Mais algum dos meus companheiros de Internet se lembra desta época? Ainda mais importante, sou só eu que às vezes me questiono se a Internet, os sessenta e tal canais de TV, os CDs, os MP3, os PCs, os DVDs e outros que "tês" valem mesmo termos que gramar com a Floribella e os Morangos com Açúcar???

terça-feira, novembro 07, 2006

Orphée

No meio da afonia depressiva (ou será depressão afónica) que me levou a cancelar o recital que tinha programado para amanhã no S. Carlos e que seria transmitido em directo para a Antena 2 resolvi tirar uns momentos para postar esta foto tirada no fim de uma das récitas da Déscente d'Orphée aux Enfers.
Foi um excelente exemplo de Lei de Murphy em acção, mas para cada um destes casos há sempre um de Milagre à Portuguesa, e esta não foi excepção.
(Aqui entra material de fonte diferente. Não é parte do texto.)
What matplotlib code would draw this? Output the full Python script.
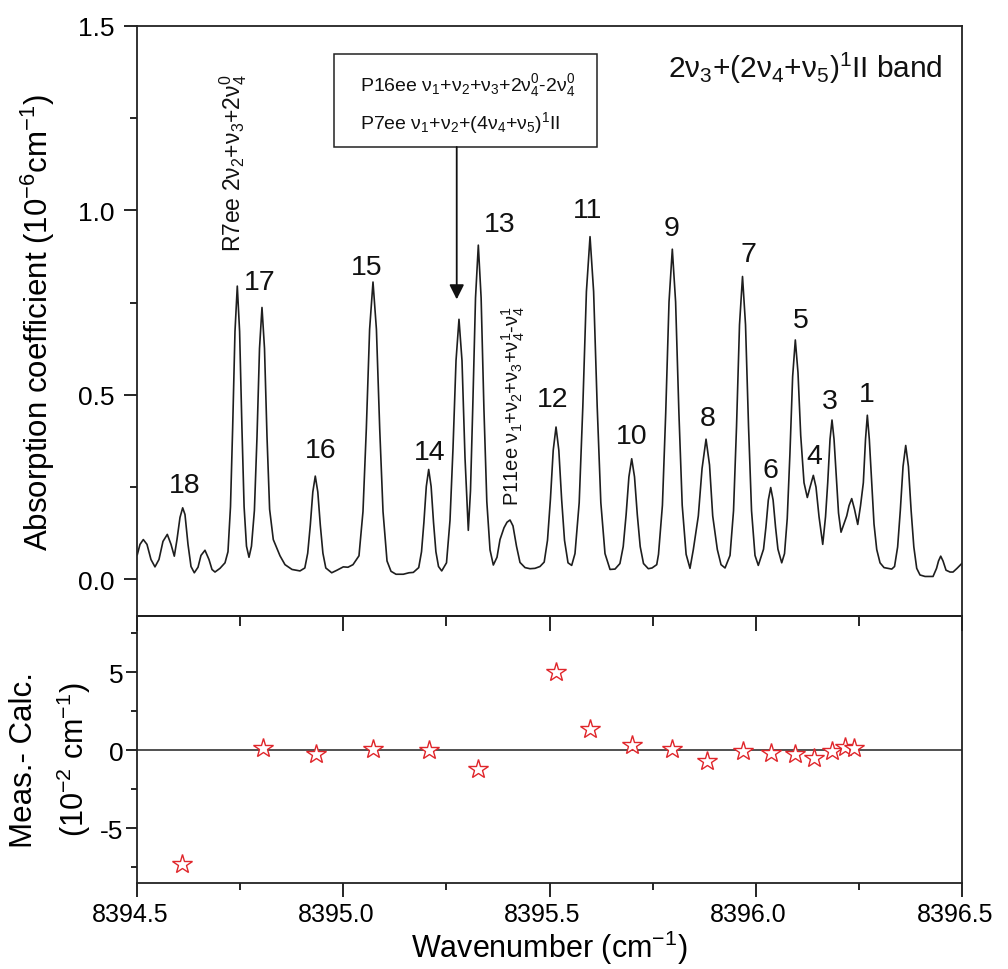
import matplotlib
matplotlib.use('Agg')
import matplotlib.pyplot as plt
import matplotlib.transforms as mtransforms
from matplotlib.ticker import MultipleLocator, FormatStrFormatter
from matplotlib.patches import Rectangle

plt.rcParams['font.family'] = ['Liberation Sans', 'DejaVu Sans']
plt.rcParams['mathtext.fontset'] = 'custom'
plt.rcParams['mathtext.rm'] = 'Liberation Sans'
plt.rcParams['mathtext.it'] = 'Liberation Sans'
plt.rcParams['mathtext.bf'] = 'Liberation Sans:bold'
plt.rcParams['mathtext.default'] = 'regular'
plt.rcParams['axes.unicode_minus'] = False

# ---------------- data ----------------
wavenumber = [
    8394.5000, 8394.5066, 8394.5146, 8394.5235, 8394.5332, 8394.5429, 8394.5526, 8394.5623, 8394.5728, 8394.5818,
    8394.5898, 8394.5963, 8394.6036, 8394.6101, 8394.6157, 8394.6230, 8394.6303, 8394.6383, 8394.6473, 8394.6545,
    8394.6642, 8394.6739, 8394.6812, 8394.6885, 8394.7006, 8394.7128,
    8394.7200, 8394.7261, 8394.7314, 8394.7370, 8394.7426, 8394.7482, 8394.7538, 8394.7591, 8394.7649, 8394.7710,
    8394.7770, 8394.7841, 8394.7904, 8394.7965, 8394.8025, 8394.8086, 8394.8147, 8394.8210, 8394.8299, 8394.8365,
    8394.8462, 8394.8583, 8394.8753, 8394.8947,
    8394.9064, 8394.9134, 8394.9197, 8394.9258, 8394.9318, 8394.9379, 8394.9440, 8394.9503, 8394.9573, 8394.9716,
    8394.9845, 8394.9998, 8395.0111, 8395.0233,
    8395.0378, 8395.0475, 8395.0556, 8395.0636, 8395.0718, 8395.0801, 8395.0881, 8395.0961, 8395.1058, 8395.1155,
    8395.1276, 8395.1453, 8395.1591, 8395.1696,
    8395.1827, 8395.1895, 8395.1953, 8395.2011, 8395.2069, 8395.2128, 8395.2186, 8395.2244, 8395.2307, 8395.2385,
    8395.2501, 8395.2586, 8395.2659, 8395.2732, 8395.2804, 8395.2877, 8395.2950, 8395.3030,
    8395.3083, 8395.3137, 8395.3205, 8395.3273, 8395.3341, 8395.3409, 8395.3479, 8395.3557, 8395.3637, 8395.3726,
    8395.3799, 8395.3896, 8395.3969, 8395.4042, 8395.4114, 8395.4199, 8395.4284, 8395.4406, 8395.4527, 8395.4648,
    8395.4769,
    8395.4871, 8395.4951, 8395.5022, 8395.5090, 8395.5158, 8395.5226, 8395.5294, 8395.5364, 8395.5449, 8395.5538,
    8395.5618, 8395.5720, 8395.5808, 8395.5895, 8395.5983, 8395.6070, 8395.6157, 8395.6245, 8395.6346, 8395.6468,
    8395.6589,
    8395.6708, 8395.6788, 8395.6858, 8395.6926, 8395.6994, 8395.7062, 8395.7130, 8395.7200, 8395.7280, 8395.7397,
    8395.7487, 8395.7601,
    8395.7644, 8395.7739, 8395.7819, 8395.7899, 8395.7979, 8395.8059, 8395.8139, 8395.8219, 8395.8314, 8395.8408,
    8395.8489, 8395.8610, 8395.8700, 8395.8797, 8395.8882, 8395.8959, 8395.9071, 8395.9161, 8395.9258,
    8395.9379, 8395.9464, 8395.9537, 8395.9609, 8395.9682, 8395.9755, 8395.9828, 8395.9901, 8395.9985, 8396.0065,
    8396.0192, 8396.0250, 8396.0308, 8396.0366, 8396.0424, 8396.0483, 8396.0541, 8396.0633,
    8396.0701, 8396.0767, 8396.0832, 8396.0898, 8396.0963, 8396.1028, 8396.1094, 8396.1174, 8396.1254,
    8396.1320, 8396.1400, 8396.1465, 8396.1538, 8396.1628,
    8396.1696, 8396.1749, 8396.1805, 8396.1853, 8396.1902, 8396.1967, 8396.2011, 8396.2072,
    8396.2210, 8396.2266, 8396.2331, 8396.2399, 8396.2477,
    8396.2545, 8396.2613, 8396.2666, 8396.2710, 8396.2758, 8396.2817, 8396.2872, 8396.2938, 8396.3018, 8396.3115,
    8396.3302,
    8396.3370, 8396.3445, 8396.3510, 8396.3576, 8396.3641, 8396.3707, 8396.3772, 8396.3838, 8396.3908, 8396.3988,
    8396.4110, 8396.4304,
    8396.4389, 8396.4437, 8396.4490, 8396.4546, 8396.4619, 8396.4716, 8396.4789, 8396.4886, 8396.5000,
]

absorption = [
    0.067, 0.095, 0.108, 0.095, 0.054, 0.034, 0.054, 0.103, 0.122, 0.095,
    0.063, 0.108, 0.168, 0.194, 0.176, 0.095, 0.035, 0.018, 0.033, 0.065,
    0.079, 0.054, 0.027, 0.020, 0.030, 0.045,
    0.075, 0.197, 0.413, 0.672, 0.795, 0.672, 0.413, 0.197, 0.090, 0.060,
    0.090, 0.187, 0.386, 0.626, 0.737, 0.626, 0.386, 0.190, 0.108, 0.090,
    0.064, 0.040, 0.027, 0.023,
    0.031, 0.071, 0.147, 0.237, 0.280, 0.237, 0.147, 0.071, 0.031, 0.018,
    0.025, 0.034, 0.033, 0.040,
    0.064, 0.184, 0.408, 0.678, 0.806, 0.678, 0.408, 0.184, 0.050, 0.022,
    0.014, 0.014, 0.018, 0.019,
    0.032, 0.075, 0.155, 0.252, 0.298, 0.252, 0.155, 0.075, 0.035, 0.023,
    0.045, 0.160, 0.356, 0.593, 0.705, 0.593, 0.330, 0.133,
    0.240, 0.462, 0.763, 0.906, 0.763, 0.462, 0.211, 0.080, 0.039, 0.060,
    0.108, 0.140, 0.155, 0.161, 0.145, 0.090, 0.046, 0.032, 0.029, 0.030,
    0.035,
    0.047, 0.106, 0.217, 0.350, 0.413, 0.350, 0.217, 0.106, 0.045, 0.038,
    0.070, 0.208, 0.468, 0.780, 0.929, 0.780, 0.468, 0.208, 0.070, 0.027,
    0.028,
    0.043, 0.089, 0.175, 0.278, 0.327, 0.278, 0.175, 0.089, 0.043, 0.029,
    0.031, 0.040,
    0.068, 0.201, 0.451, 0.752, 0.895, 0.752, 0.451, 0.201, 0.068, 0.030,
    0.081, 0.172, 0.300, 0.380, 0.310, 0.172, 0.081, 0.040, 0.031,
    0.065, 0.186, 0.415, 0.690, 0.821, 0.690, 0.415, 0.186, 0.065, 0.038,
    0.082, 0.142, 0.215, 0.249, 0.215, 0.142, 0.082, 0.045,
    0.070, 0.165, 0.340, 0.550, 0.649, 0.560, 0.390, 0.262, 0.222,
    0.250, 0.282, 0.250, 0.170, 0.095,
    0.170, 0.262, 0.380, 0.432, 0.380, 0.262, 0.180, 0.128,
    0.172, 0.200, 0.219, 0.190, 0.149,
    0.200, 0.262, 0.380, 0.445, 0.380, 0.262, 0.150, 0.081, 0.045, 0.032,
    0.028,
    0.035, 0.088, 0.187, 0.306, 0.363, 0.306, 0.187, 0.088, 0.030, 0.012,
    0.008, 0.008,
    0.030, 0.050, 0.063, 0.050, 0.025, 0.020, 0.020, 0.030, 0.043,
]

# residuals (Meas. - Calc.), 10^-2 cm^-1
res_wavenumber = [8394.6092, 8394.8057, 8394.9328, 8395.0711, 8395.2077, 8395.3273,
                  8395.5158, 8395.5990, 8395.7001, 8395.7979, 8395.8814, 8395.9687,
                  8396.0373, 8396.0956, 8396.1417, 8396.1846, 8396.2169, 8396.2387]
res_value = [-7.26, 0.17, -0.24, 0.08, 0.00, -1.17,
             5.00, 1.37, 0.34, 0.08, -0.69, -0.06,
             -0.15, -0.21, -0.47, -0.04, 0.22, 0.15]

# line numbers (text) shown above the peaks
line_numbers = ['18', '17', '16', '15', '14', '13', '12', '11', '10',
                '9', '8', '7', '6', '5', '4', '3', '1']
# layout: where each line number is written (data coordinates)
line_number_pos = [(8394.614, 0.255), (8394.798, 0.805), (8394.944, 0.351), (8395.057, 0.848),
                   (8395.210, 0.344), (8395.378, 0.963), (8395.508, 0.488), (8395.593, 1.001),
                   (8395.700, 0.389), (8395.795, 0.952), (8395.883, 0.437), (8395.982, 0.881),
                   (8396.037, 0.297), (8396.109, 0.702), (8396.142, 0.334), (8396.181, 0.484),
                   (8396.270, 0.502)]

x_ticks = [8394.5, 8395.0, 8395.5, 8396.0, 8396.5]

# ---------------- figure ----------------
fig = plt.figure(figsize=(10.08, 9.70), dpi=100)
ax1 = fig.add_axes([0.1362, 0.3636, 0.8179, 0.6086])
ax2 = fig.add_axes([0.1362, 0.0887, 0.8179, 0.2749])

for ax in (ax1, ax2):
    for s in ax.spines.values():
        s.set_linewidth(1.3)
        s.set_color('#222222')

# upper panel
ax1.plot(wavenumber, absorption, color='#1e1e1e', lw=1.2, solid_joinstyle='round')
ax1.set_xlim(8394.5, 8396.5)
ax1.set_ylim(-0.1, 1.5)
ax1.set_xticks([])
ax1.yaxis.set_major_locator(MultipleLocator(0.5))
ax1.yaxis.set_minor_locator(MultipleLocator(0.25))
ax1.yaxis.set_major_formatter(FormatStrFormatter('%.1f'))
ax1.tick_params(axis='y', which='major', direction='out', length=9.5, width=1.2,
                labelsize=19, pad=7, right=False)
ax1.tick_params(axis='y', which='minor', direction='out', length=5, width=1.2, right=False)
ax1.set_ylabel(r'Absorption coefficient (10$^{-6}$cm$^{-1}$)', fontsize=22.5)
ax1.yaxis.set_label_coords(-0.097, 0.5)

for txt, (px, py) in zip(line_numbers, line_number_pos):
    ax1.text(px, py, txt, fontsize=20.5, ha='center', va='center', color='#111111')

ax1.text(8394.733, 0.889, r'R7ee 2$\nu_2$+$\nu_3$+2$\nu_4^0$', rotation=90,
         fontsize=16.5, ha='center', va='bottom', color='#111111')
ax1.text(8395.411, 0.203, r'P11ee $\nu_1$+$\nu_2$+$\nu_3$+$\nu_4^1$-$\nu_4^1$', rotation=90,
         fontsize=14.5, ha='center', va='bottom', color='#111111')

ax1.text(8395.787, 1.363, r'2$\nu_3$+(2$\nu_4$+$\nu_5$)$^1$II band', fontsize=21.5,
         ha='left', va='baseline', color='#111111')

box = Rectangle((8394.978, 1.172), 8395.616 - 8394.978, 1.424 - 1.172,
                fill=False, edgecolor='#222222', lw=1.1)
ax1.add_patch(box)
ax1.text(8395.040, 1.342, r'P16ee $\nu_1$+$\nu_2$+$\nu_3$+2$\nu_4^0$-2$\nu_4^0$',
         fontsize=14, ha='left', va='center', color='#111111')
ax1.text(8395.040, 1.239, r'P7ee $\nu_1$+$\nu_2$+(4$\nu_4$+$\nu_5$)$^1$II',
         fontsize=14, ha='left', va='center', color='#111111')
ax1.annotate('', xy=(8395.2749, 0.759), xytext=(8395.2749, 1.172),
             arrowprops=dict(arrowstyle='-|>', color='#111111', lw=1.3,
                             mutation_scale=22, shrinkA=0, shrinkB=0))

# lower panel
ax2.axhline(0, color='#222222', lw=1.1)
ax2.plot(res_wavenumber, res_value, linestyle='none', marker='*', markersize=15,
         markerfacecolor='white', markeredgecolor='#e0262b', markeredgewidth=1.0)
ax2.set_xlim(8394.5, 8396.5)
ax2.set_ylim(-8.5, 8.6)
ax2.set_xticks(x_ticks)
ax2.xaxis.set_minor_locator(MultipleLocator(0.25))
ax2.xaxis.set_major_formatter(FormatStrFormatter('%.1f'))
ax2.yaxis.set_major_locator(MultipleLocator(5))
ax2.yaxis.set_minor_locator(MultipleLocator(2.5))
ax2.yaxis.set_major_formatter(FormatStrFormatter('%d'))
ax2.tick_params(axis='x', which='major', direction='out', length=10, width=1.2,
                labelsize=18, pad=4, top=False)
ax2.tick_params(axis='x', which='minor', direction='out', length=5, width=1.2, top=False)
ax2.tick_params(axis='y', which='major', direction='out', length=8, width=1.2,
                labelsize=19, pad=2, right=False)
ax2.tick_params(axis='y', which='minor', direction='out', length=4.5, width=1.2, right=False)
ax2.set_xlabel(r'Wavenumber (cm$^{-1}$)', fontsize=22, labelpad=1)

shift = mtransforms.ScaledTranslation(-0.07, 0, fig.dpi_scale_trans)
for lab in ax2.get_xticklabels():
    lab.set_transform(lab.get_transform() + shift)

# ticks pointing down from the panel divider
sec = ax2.secondary_xaxis('top')
sec.set_xticks(x_ticks)
sec.xaxis.set_minor_locator(MultipleLocator(0.25))
sec.tick_params(axis='x', which='major', direction='in', length=11, width=1.2, labeltop=False)
sec.tick_params(axis='x', which='minor', direction='in', length=7.5, width=1.2, labeltop=False)
sec.set_xticklabels([])
sec.spines['top'].set_linewidth(1.3)

fig.text(0.024, 0.2165, 'Meas.- Calc.', rotation=90, fontsize=22.5, ha='center', va='center')
fig.text(0.073, 0.2165, r'(10$^{-2}$ cm$^{-1}$)', rotation=90, fontsize=22, ha='center', va='center')

fig.savefig('out.png', dpi=100)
No meio de todas as atribulações conseguimos ter um excelente resultado, fazer boa música e, mais importante que tudo isto, divertirmo-nos à grande.
Mal posso esperar por repetir...

quinta-feira, novembro 02, 2006

Requiem de Mozart

Continuando uma sequência de muito trabalho (felizmente), vou ter a oportunidade de fazer mais dois concertos com uma das minhas obras favoritas. Desta vez com a orquestra Sinfonietta, o coro Ricercare, tudo dirigido pelo Vasco Azevedo. É engraçado pensar que da primeira vez que cantei o Requiem, há muitos, muitos anos no coro do IGL, estavam lá comigo a cantar membros do Ricercare, da Sinfonietta, o maestro e o solista tenor. Assim se vê que é um país pequenino.
Falando em solistas, reúne-se o "quarteto fantástico" que há poucos meses cantou a Petite Messe do Rossini: eu, a Marisa Figueira, a Natália Brito e o Marco Santos.
Os concertos são amanhã na Sé de Santarém e na sexta-feira no Centro Cultural de Alcochete, ambos às 21.30.
Será que alguém tem vontade de atravessar a ponte para ir até Alcochete?